- Genre: War, Drama, Romance
- Written by: Stefan Kolditz; Nikolaus Kraemer (idea);
- Directed by: Roland Suso Richter
- Starring: Felicitas Woll; John Light; Benjamin Sadler;
- Composers: Harald Kloser; Thomas Wanker;
- Country of origin: Germany
- Original languages: German English

Production
- Producers: Nico Hofmann; Nikolaus Kraemer; Sascha Schwingel;
- Cinematography: Holly Fink
- Editor: Bernd Schlegel
- Running time: 176 minutes / 145 minutes (theatrical release)
- Budget: €10,000,000 (estimated)

Original release
- Network: ZDF
- Release: 5 March 2006

= Dresden (2006 film) =

2006 German television film

Dresden is a 2006 German television film directed by Roland Suso Richter. It is set during the bombing of Dresden in World War II.
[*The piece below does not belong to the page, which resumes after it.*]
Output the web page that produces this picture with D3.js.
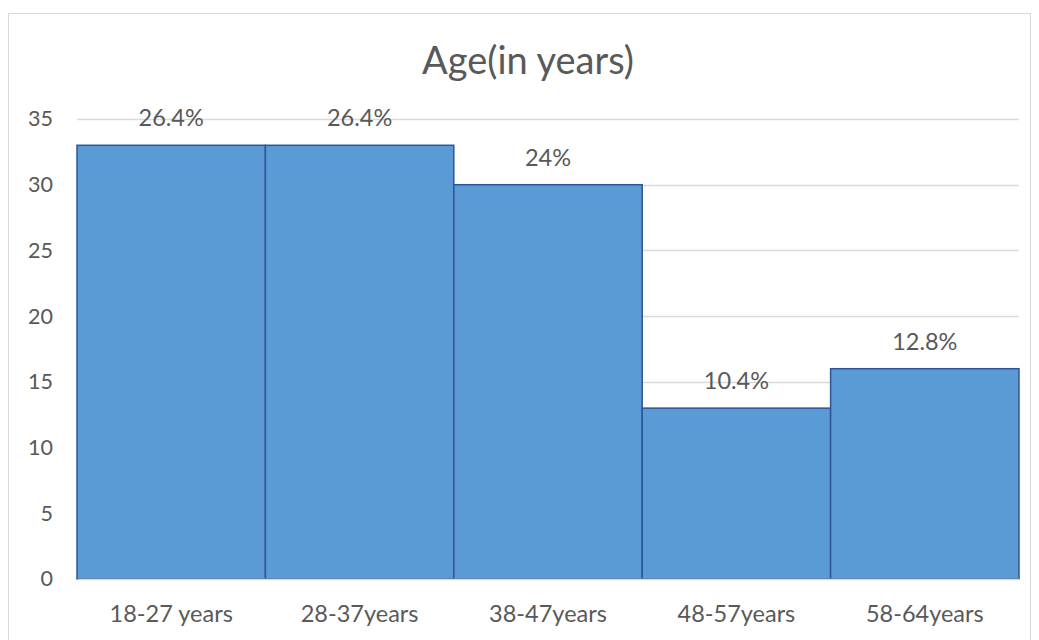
<!DOCTYPE html>
<html>
<head>
<meta charset="utf-8">
<script src="https://cdn.jsdelivr.net/npm/d3@7"></script>
<style>
  html, body { margin: 0; padding: 0; background: #fff; }
  svg { display: block; }
  text { font-family: Lato, "Open Sans", "Liberation Sans", sans-serif; fill: #595959; }
</style>
</head>
<body>
<svg id="chart" width="1039" height="640"></svg>
<script>
// Age groups and respondent counts
const categories = ["18-27 years", "28-37years", "38-47years", "48-57years", "58-64years"];
const counts = [33, 33, 30, 13, 16];
const percentLabels = ["26.4%", "26.4%", "24%", "10.4%", "12.8%"];
const yTicks = [0, 5, 10, 15, 20, 25, 30, 35];

const svg = d3.select("#chart");
const plot = { left: 77, right: 1019, top: 119, bottom: 579 };
const FONT = "Lato, 'Open Sans', sans-serif";

// Chart frame
svg.append("rect")
  .attr("x", 8.5).attr("y", 13.5)
  .attr("width", 1022).attr("height", 640)
  .attr("fill", "#fff").attr("stroke", "#d9d9d9").attr("stroke-width", 1);

const x = d3.scaleBand().domain(categories).range([plot.left, plot.right]).padding(0);
const y = d3.scaleLinear().domain([0, 35]).range([plot.bottom, plot.top]);

// Horizontal gridlines
svg.append("g")
  .selectAll("line").data(yTicks.filter(t => t > 0)).join("line")
  .attr("x1", plot.left).attr("x2", plot.right)
  .attr("y1", d => Math.round(y(d)) + 0.5).attr("y2", d => Math.round(y(d)) + 0.5)
  .attr("stroke", "#d9d9d9").attr("stroke-width", 1.3);

// Y axis labels
const yAxis = d3.axisLeft(y).tickValues(yTicks).tickSize(0).tickPadding(0);
const gy = svg.append("g").attr("transform", "translate(53,0)").call(yAxis);
gy.select(".domain").remove();
gy.selectAll("text").attr("font-size", 21.5).attr("fill", "#595959")
  .style("font-family", FONT);

// Bars
svg.append("g")
  .selectAll("rect").data(categories).join("rect")
  .attr("x", d => x(d))
  .attr("y", (d, i) => y(counts[i]))
  .attr("width", x.bandwidth())
  .attr("height", (d, i) => y(0) - y(counts[i]))
  .attr("fill", "#5b9bd5")
  .attr("stroke", "#2f5597")
  .attr("stroke-width", 1.5);

// Category axis baseline and labels
const xAxis = d3.axisBottom(x).tickSize(0).tickPadding(0);
const gx = svg.append("g").attr("transform", `translate(0,${plot.bottom})`).call(xAxis);
gx.select(".domain").attr("stroke", "#d9d9d9").attr("stroke-width", 1.5);
gx.selectAll("text").attr("font-size", 23.5).attr("fill", "#595959")
  .attr("dy", 0).attr("y", 43)
  .style("font-family", FONT);

// Percentage labels above bars
svg.append("g")
  .selectAll("text").data(categories).join("text")
  .attr("x", d => x(d) + x.bandwidth() / 2)
  .attr("y", (d, i) => y(counts[i]) - 19)
  .attr("text-anchor", "middle")
  .attr("font-size", 23.5)
  .text((d, i) => percentLabels[i]);

// Title
svg.append("text")
  .attr("x", 528).attr("y", 74)
  .attr("text-anchor", "middle")
  .attr("font-size", 38)
  .text("Age(in years)");
</script>
</body>
</html>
This romance movie takes place during the historical Anglo-American bombing of the city of Dresden in February 1945. It was produced by the ZDF, a German Public Television Programme, and was originally split in two parts of 90 minutes each. A cinema version was then released in 2010.

The film was inspired by Jörg Friedrich's book The Fire. The €10 million production was shot on original locations in Dresden and Chemnitz.

==Plot==
Anna (Felicitas Woll), daughter of a wealthy hospital director, works as a nurse along with her father and her future husband, Doctor Alexander (Benjamin Sadler). Whilst behind enemy lines, British pilot Robert Newman (John Light) is severely wounded and hides in the hospital's cellar. Anna finds him and cures his wounds, slowly falling in love with him.

The story takes place before and during the bombing of Dresden (13 February 1945) and it follows the characters through 3 days in the city.